■ **RECORDED INFORMATION**:
☆ ☆ ☆ ☆ ☆

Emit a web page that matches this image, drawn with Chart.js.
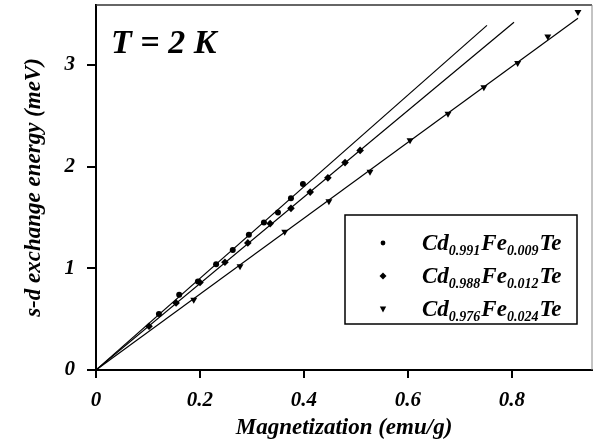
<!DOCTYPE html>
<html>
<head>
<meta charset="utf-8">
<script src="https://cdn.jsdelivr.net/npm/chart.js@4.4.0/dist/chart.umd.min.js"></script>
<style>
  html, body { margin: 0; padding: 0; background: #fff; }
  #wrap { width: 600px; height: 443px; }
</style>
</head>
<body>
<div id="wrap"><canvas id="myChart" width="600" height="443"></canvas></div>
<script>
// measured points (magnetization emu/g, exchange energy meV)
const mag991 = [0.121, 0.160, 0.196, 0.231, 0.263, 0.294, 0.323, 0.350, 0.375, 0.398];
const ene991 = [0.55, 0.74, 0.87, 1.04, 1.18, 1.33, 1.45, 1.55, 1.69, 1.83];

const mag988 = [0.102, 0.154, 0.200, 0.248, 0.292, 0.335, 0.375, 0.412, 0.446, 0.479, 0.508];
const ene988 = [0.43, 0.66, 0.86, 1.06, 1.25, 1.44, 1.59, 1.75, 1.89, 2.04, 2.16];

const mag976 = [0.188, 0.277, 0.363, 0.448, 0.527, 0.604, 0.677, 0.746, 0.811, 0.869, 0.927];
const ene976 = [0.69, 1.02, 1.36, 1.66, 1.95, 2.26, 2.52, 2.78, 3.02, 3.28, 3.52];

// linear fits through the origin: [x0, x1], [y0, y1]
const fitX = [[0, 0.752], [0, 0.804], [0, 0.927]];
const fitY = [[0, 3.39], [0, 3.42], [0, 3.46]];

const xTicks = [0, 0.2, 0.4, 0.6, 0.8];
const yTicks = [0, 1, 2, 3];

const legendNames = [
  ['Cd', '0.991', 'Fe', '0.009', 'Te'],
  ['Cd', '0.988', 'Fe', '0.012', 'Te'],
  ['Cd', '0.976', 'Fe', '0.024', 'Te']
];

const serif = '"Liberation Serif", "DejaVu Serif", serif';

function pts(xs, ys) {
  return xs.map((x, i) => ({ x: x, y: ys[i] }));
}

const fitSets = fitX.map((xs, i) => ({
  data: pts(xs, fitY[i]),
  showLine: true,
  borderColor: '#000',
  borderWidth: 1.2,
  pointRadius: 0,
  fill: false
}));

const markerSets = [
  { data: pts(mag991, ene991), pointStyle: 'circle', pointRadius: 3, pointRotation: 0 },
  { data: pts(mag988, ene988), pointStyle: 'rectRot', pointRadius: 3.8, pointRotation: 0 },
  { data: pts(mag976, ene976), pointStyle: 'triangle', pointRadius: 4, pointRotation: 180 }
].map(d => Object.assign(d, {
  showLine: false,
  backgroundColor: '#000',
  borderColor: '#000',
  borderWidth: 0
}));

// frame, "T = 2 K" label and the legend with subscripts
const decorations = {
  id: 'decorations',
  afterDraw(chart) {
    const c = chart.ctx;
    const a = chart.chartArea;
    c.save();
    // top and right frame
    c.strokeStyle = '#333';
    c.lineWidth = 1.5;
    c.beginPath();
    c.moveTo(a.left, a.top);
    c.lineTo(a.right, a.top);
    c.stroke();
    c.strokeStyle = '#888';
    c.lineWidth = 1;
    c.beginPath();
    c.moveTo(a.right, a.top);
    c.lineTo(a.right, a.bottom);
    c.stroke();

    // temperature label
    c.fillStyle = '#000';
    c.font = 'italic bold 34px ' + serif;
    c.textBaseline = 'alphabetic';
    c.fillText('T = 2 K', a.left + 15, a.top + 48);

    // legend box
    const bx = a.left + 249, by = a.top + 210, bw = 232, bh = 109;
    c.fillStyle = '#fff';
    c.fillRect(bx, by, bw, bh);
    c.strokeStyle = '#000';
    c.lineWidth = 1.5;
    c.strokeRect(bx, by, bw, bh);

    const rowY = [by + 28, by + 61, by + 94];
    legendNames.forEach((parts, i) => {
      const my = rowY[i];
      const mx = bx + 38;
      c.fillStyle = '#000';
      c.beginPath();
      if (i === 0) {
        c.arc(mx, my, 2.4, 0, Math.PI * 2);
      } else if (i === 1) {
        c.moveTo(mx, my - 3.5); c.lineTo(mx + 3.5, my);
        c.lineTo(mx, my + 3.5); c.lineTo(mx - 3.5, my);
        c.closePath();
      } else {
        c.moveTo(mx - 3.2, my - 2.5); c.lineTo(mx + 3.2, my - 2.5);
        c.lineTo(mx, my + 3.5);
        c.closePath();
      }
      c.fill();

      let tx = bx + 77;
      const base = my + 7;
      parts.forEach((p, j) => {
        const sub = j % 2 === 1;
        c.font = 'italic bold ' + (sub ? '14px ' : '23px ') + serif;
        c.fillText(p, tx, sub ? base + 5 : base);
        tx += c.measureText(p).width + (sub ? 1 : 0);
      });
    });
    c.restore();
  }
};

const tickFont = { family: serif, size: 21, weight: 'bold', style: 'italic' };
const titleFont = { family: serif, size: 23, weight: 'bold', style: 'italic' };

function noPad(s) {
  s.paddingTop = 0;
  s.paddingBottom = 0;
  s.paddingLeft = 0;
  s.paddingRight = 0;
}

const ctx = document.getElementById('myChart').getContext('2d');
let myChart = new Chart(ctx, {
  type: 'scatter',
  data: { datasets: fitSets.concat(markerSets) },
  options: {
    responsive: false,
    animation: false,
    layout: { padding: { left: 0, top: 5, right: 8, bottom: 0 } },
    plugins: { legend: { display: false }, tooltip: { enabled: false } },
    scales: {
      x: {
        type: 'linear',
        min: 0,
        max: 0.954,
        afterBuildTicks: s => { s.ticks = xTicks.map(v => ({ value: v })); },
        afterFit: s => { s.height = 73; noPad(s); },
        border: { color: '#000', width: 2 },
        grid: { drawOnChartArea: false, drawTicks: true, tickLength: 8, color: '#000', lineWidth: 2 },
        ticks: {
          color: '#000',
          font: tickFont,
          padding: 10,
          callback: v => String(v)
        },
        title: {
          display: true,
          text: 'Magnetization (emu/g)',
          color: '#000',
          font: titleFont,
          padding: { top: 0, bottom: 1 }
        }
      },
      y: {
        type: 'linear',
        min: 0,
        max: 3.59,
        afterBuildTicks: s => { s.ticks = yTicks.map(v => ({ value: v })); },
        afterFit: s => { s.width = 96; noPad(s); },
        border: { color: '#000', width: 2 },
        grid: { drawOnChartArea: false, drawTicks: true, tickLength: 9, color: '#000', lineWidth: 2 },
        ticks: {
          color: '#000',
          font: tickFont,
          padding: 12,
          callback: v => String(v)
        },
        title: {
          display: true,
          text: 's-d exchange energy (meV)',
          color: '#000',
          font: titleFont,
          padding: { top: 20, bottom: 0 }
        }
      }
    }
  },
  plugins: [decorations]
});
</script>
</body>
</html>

☆ ☆ ☆ ☆ ☆

■ **PROMPT**: Give back exactly the lines from the first line of the data through the line with "3.02, 3.28, 3.52];", pictures excluded.

■ **THE REPLY**:
Emit a web page that matches this image, drawn with Chart.js.
<!DOCTYPE html>
<html>
<head>
<meta charset="utf-8">
<script src="https://cdn.jsdelivr.net/npm/chart.js@4.4.0/dist/chart.umd.min.js"></script>
<style>
  html, body { margin: 0; padding: 0; background: #fff; }
  #wrap { width: 600px; height: 443px; }
</style>
</head>
<body>
<div id="wrap"><canvas id="myChart" width="600" height="443"></canvas></div>
<script>
// measured points (magnetization emu/g, exchange energy meV)
const mag991 = [0.121, 0.160, 0.196, 0.231, 0.263, 0.294, 0.323, 0.350, 0.375, 0.398];
const ene991 = [0.55, 0.74, 0.87, 1.04, 1.18, 1.33, 1.45, 1.55, 1.69, 1.83];

const mag988 = [0.102, 0.154, 0.200, 0.248, 0.292, 0.335, 0.375, 0.412, 0.446, 0.479, 0.508];
const ene988 = [0.43, 0.66, 0.86, 1.06, 1.25, 1.44, 1.59, 1.75, 1.89, 2.04, 2.16];

const mag976 = [0.188, 0.277, 0.363, 0.448, 0.527, 0.604, 0.677, 0.746, 0.811, 0.869, 0.927];
const ene976 = [0.69, 1.02, 1.36, 1.66, 1.95, 2.26, 2.52, 2.78, 3.02, 3.28, 3.52];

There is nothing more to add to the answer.